Nicolas PASQUIER ♦ Université Côte d'Azur

Benchmark Datasets

Sparse Datasets

These datasets have been generated using Rakesh Agrawal's data generator to generate synthetic basket market data.

  • T10I4D100: Each transaction contains up to 10 items with an average size of 4 items and the dataset contains 100000 transactions.
  • T20I6D100: Each transaction contains up to 20 items with an average size of 6 items and the dataset contains 100000 transactions.
  • T25I10D10: Each transaction contains up to 25 items with an average size of 10 items and the dataset contains 10000 transactions.
Dense Datasets

These datasets were constructed from data publicly available at the UCI Data Repository.
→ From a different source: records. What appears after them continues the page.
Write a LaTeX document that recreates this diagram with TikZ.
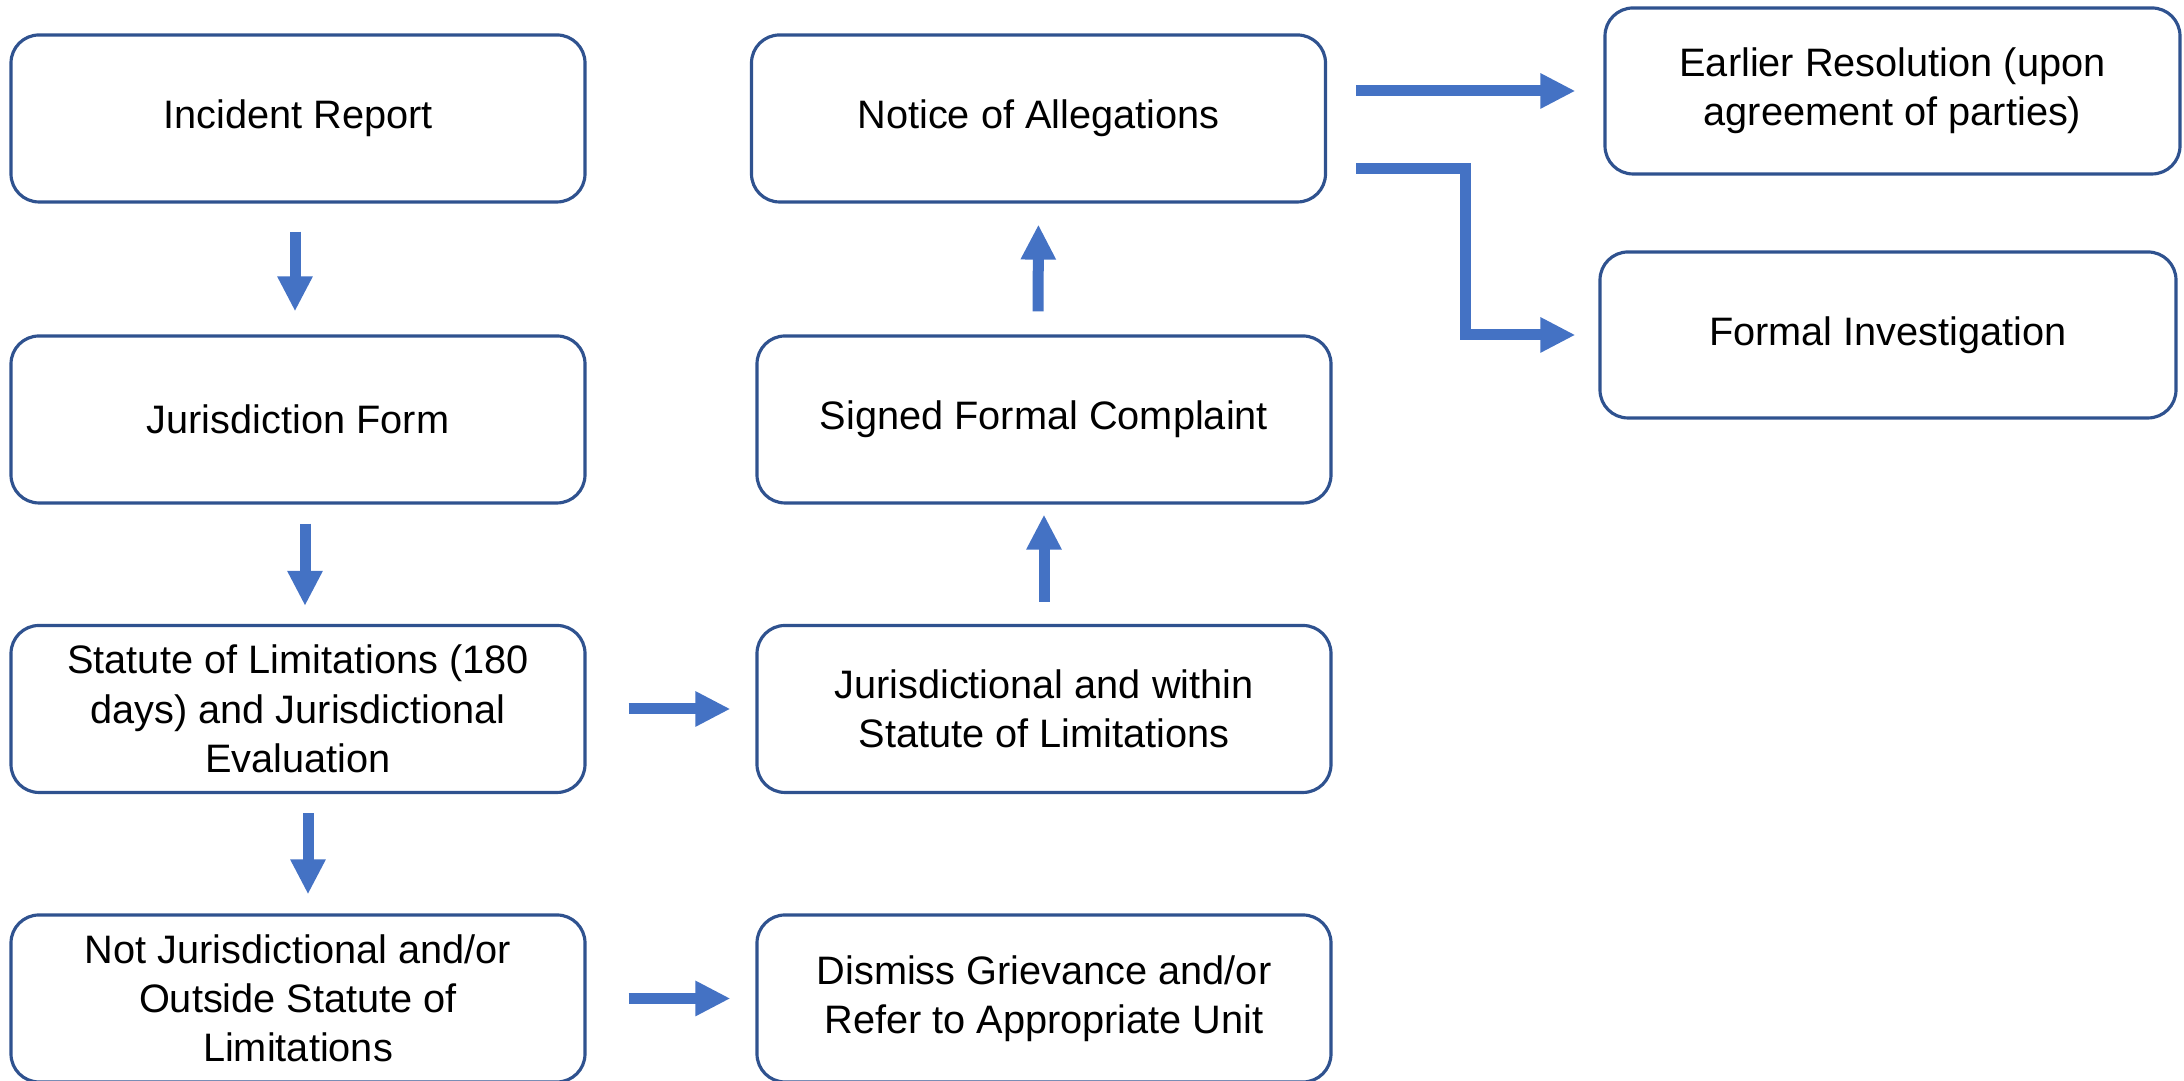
\documentclass[tikz,border=0pt]{standalone}
\usepackage{fontspec}
\setmainfont{Liberation Sans}
\usepackage{xcolor}
\usetikzlibrary{
    arrows.meta,
    calc,
    positioning
}
\definecolor{boxblue}{HTML}{2F528F}
\definecolor{arrowblue}{HTML}{4472C4}

\begin{document}
\begin{tikzpicture}[
    stage/.style={draw=boxblue, line width=0.9pt, rounded corners=0.28cm, minimum width=5.74cm, minimum height=1.67cm, inner sep=0pt, align=center, font=\fontsize{11.3}{14}\selectfont},
    flow/.style={draw=arrowblue, line width=0.11cm, line join=miter, -{Triangle[width=0.33cm, length=0.35cm]}}
]
    \useasboundingbox (0, 0) rectangle (21.84, 10.81);
    % left column
    \node[stage] (incident) at (2.98, 9.625) {Incident Report};
    \node[stage] (juris) at (2.98, 6.615) {Jurisdiction Form};
    \node[stage] (statute) at (2.98, 3.72) {Statute of Limitations (180\\days) and Jurisdictional\\Evaluation};
    \node[stage] (outside) at (2.98, 0.825) {Not Jurisdictional and/or\\Outside Statute of\\Limitations};
    % middle column
    \node[stage] (notice) at (10.385, 9.625) {Notice of Allegations};
    \node[stage] (signed) at (10.44, 6.615) {Signed Formal Complaint};
    \node[stage] (within) at (10.44, 3.72) {Jurisdictional and within\\Statute of Limitations};
    \node[stage] (dismiss) at (10.44, 0.825) {Dismiss Grievance and/or\\Refer to Appropriate Unit};
    % right column
    \node[stage, minimum height=1.66cm, minimum width=5.75cm] (earlier) at (18.925, 9.9) {Earlier Resolution (upon\\agreement of parties)};
    \node[stage, minimum height=1.66cm, minimum width=5.76cm] (formal) at (18.88, 7.46) {Formal Investigation};

    \draw[flow, shorten <=0.28cm, shorten >=0.23cm] ([xshift=-0.03cm]incident.south) -- ([xshift=-0.03cm]juris.north);
    \draw[flow, shorten <=0.19cm, shorten >=0.18cm] ([xshift=0.07cm]juris.south) -- ([xshift=0.07cm]statute.north);
    \draw[flow, shorten <=0.19cm, shorten >=0.19cm] ([xshift=0.1cm]statute.south) -- ([xshift=0.1cm]outside.north);
    \draw[flow, shorten <=0.42cm, shorten >=0.25cm] (statute.east) -- (within.west);
    \draw[flow, shorten <=0.42cm, shorten >=0.25cm] (outside.east) -- (dismiss.west);
    \draw[flow, shorten <=0.22cm, shorten >=0.1cm] (within.north) -- (signed.south);
    \draw[flow, shorten <=0.23cm, shorten >=0.21cm] ([xshift=-0.06cm]signed.north) -- (notice.south);
    \draw[flow, shorten <=0.29cm, shorten >=0.28cm] (notice.east |- earlier.west) -- (earlier.west);
    \draw[flow, shorten <=0.29cm, shorten >=0.23cm] ([yshift=-0.505cm]notice.east) -- ++(1.38, 0) |- (formal.west);
\end{tikzpicture}
\end{document}
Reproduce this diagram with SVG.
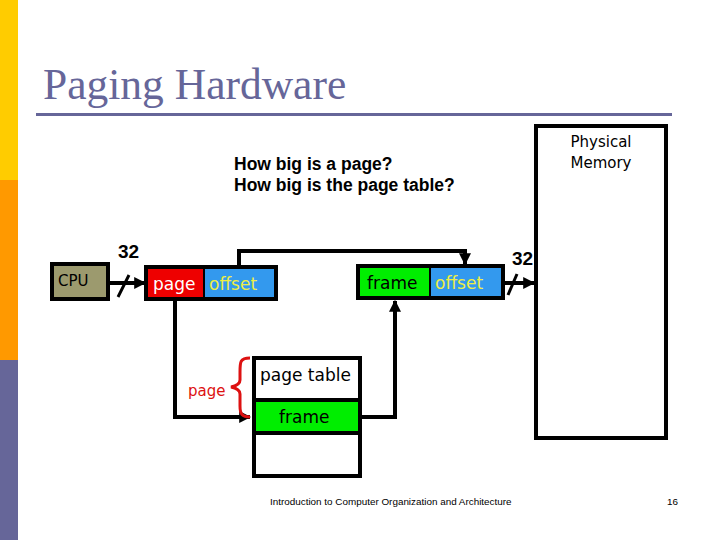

  • Mushroom: This dataset was used as a benchmark for the Apriori, Close and MaxMiner association rule extraction algorithms among others. It is a dense dataset containing 8416 lines (mushrooms) with 23 attributes (describing mushroom features).
  • C73D10: Dataset constructed from the PUMS Kansas 1990 census data. The 10000 data lines were not truncated and contain 73 attributes.
  • C20D10: Dataset constructed from the PUMS Kansas 1990 census data. The 10000 data lines were truncated to include only the first 20 attributes.
  • Census: Dataset constructed from the PUMS Kansas 1990 census data. The 32561 data lines were truncated to include only the first 15 attributes.
Reference

Generating a condensed representation for association rules, Nicolas Pasquier, Rafik Taouil, Yves Bastide, Gerd Stumme and Lotfi Lakhal, Journal of Intelligent Information Systems, 24:1(29-60), 2005.